**Required task:**
Each line that follows should be printed again exactly as it stands.

**Information provided:**

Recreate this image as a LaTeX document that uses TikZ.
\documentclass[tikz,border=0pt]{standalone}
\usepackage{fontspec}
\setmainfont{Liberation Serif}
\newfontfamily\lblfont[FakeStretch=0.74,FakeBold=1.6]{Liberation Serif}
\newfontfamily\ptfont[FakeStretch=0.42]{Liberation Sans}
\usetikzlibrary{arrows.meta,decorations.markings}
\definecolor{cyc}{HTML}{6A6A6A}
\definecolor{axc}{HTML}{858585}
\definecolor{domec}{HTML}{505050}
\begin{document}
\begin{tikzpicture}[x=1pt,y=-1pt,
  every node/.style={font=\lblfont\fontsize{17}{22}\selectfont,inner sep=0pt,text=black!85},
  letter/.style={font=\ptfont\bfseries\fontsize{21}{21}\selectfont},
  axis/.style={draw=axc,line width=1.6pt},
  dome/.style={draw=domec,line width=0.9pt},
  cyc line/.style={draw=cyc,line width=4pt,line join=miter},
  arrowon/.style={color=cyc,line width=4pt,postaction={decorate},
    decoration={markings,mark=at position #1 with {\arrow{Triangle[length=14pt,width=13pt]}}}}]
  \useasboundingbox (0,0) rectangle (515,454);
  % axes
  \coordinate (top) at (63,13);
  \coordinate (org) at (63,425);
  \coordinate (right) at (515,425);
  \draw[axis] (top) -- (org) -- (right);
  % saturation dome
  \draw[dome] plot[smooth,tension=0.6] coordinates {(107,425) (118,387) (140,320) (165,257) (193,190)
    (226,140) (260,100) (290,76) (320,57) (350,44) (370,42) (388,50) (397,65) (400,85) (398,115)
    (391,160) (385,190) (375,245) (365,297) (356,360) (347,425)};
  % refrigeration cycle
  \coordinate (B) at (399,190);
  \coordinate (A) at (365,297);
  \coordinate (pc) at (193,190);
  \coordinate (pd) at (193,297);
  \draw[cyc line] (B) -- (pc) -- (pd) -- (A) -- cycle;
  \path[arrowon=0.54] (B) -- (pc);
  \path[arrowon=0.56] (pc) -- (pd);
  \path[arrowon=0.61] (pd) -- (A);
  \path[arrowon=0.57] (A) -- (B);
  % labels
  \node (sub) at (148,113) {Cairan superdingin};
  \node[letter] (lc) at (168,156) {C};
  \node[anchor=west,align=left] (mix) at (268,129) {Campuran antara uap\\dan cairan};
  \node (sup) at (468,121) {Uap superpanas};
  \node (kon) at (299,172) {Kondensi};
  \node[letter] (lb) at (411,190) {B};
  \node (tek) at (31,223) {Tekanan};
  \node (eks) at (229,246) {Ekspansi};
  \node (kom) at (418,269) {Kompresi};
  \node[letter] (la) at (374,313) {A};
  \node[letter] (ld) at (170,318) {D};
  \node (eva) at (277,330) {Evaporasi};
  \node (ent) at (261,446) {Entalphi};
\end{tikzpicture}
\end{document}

**Solved problem:**
Recreate this image as a LaTeX document that uses TikZ.
\documentclass[tikz,border=0pt]{standalone}
\usepackage{fontspec}
\setmainfont{Liberation Serif}
\newfontfamily\lblfont[FakeStretch=0.74,FakeBold=1.6]{Liberation Serif}
\newfontfamily\ptfont[FakeStretch=0.42]{Liberation Sans}
\usetikzlibrary{arrows.meta,decorations.markings}
\definecolor{cyc}{HTML}{6A6A6A}
\definecolor{axc}{HTML}{858585}
\definecolor{domec}{HTML}{505050}
\begin{document}
\begin{tikzpicture}[x=1pt,y=-1pt,
  every node/.style={font=\lblfont\fontsize{17}{22}\selectfont,inner sep=0pt,text=black!85},
  letter/.style={font=\ptfont\bfseries\fontsize{21}{21}\selectfont},
  axis/.style={draw=axc,line width=1.6pt},
  dome/.style={draw=domec,line width=0.9pt},
  cyc line/.style={draw=cyc,line width=4pt,line join=miter},
  arrowon/.style={color=cyc,line width=4pt,postaction={decorate},
    decoration={markings,mark=at position #1 with {\arrow{Triangle[length=14pt,width=13pt]}}}}]
  \useasboundingbox (0,0) rectangle (515,454);
  % axes
  \coordinate (top) at (63,13);
  \coordinate (org) at (63,425);
  \coordinate (right) at (515,425);
  \draw[axis] (top) -- (org) -- (right);
  % saturation dome
  \draw[dome] plot[smooth,tension=0.6] coordinates {(107,425) (118,387) (140,320) (165,257) (193,190)
    (226,140) (260,100) (290,76) (320,57) (350,44) (370,42) (388,50) (397,65) (400,85) (398,115)
    (391,160) (385,190) (375,245) (365,297) (356,360) (347,425)};
  % refrigeration cycle
  \coordinate (B) at (399,190);
  \coordinate (A) at (365,297);
  \coordinate (pc) at (193,190);
  \coordinate (pd) at (193,297);
  \draw[cyc line] (B) -- (pc) -- (pd) -- (A) -- cycle;
  \path[arrowon=0.54] (B) -- (pc);
  \path[arrowon=0.56] (pc) -- (pd);
  \path[arrowon=0.61] (pd) -- (A);
  \path[arrowon=0.57] (A) -- (B);
  % labels
  \node (sub) at (148,113) {Cairan superdingin};
  \node[letter] (lc) at (168,156) {C};
  \node[anchor=west,align=left] (mix) at (268,129) {Campuran antara uap\\dan cairan};
  \node (sup) at (468,121) {Uap superpanas};
  \node (kon) at (299,172) {Kondensi};
  \node[letter] (lb) at (411,190) {B};
  \node (tek) at (31,223) {Tekanan};
  \node (eks) at (229,246) {Ekspansi};
  \node (kom) at (418,269) {Kompresi};
  \node[letter] (la) at (374,313) {A};
  \node[letter] (ld) at (170,318) {D};
  \node (eva) at (277,330) {Evaporasi};
  \node (ent) at (261,446) {Entalphi};
\end{tikzpicture}
\end{document}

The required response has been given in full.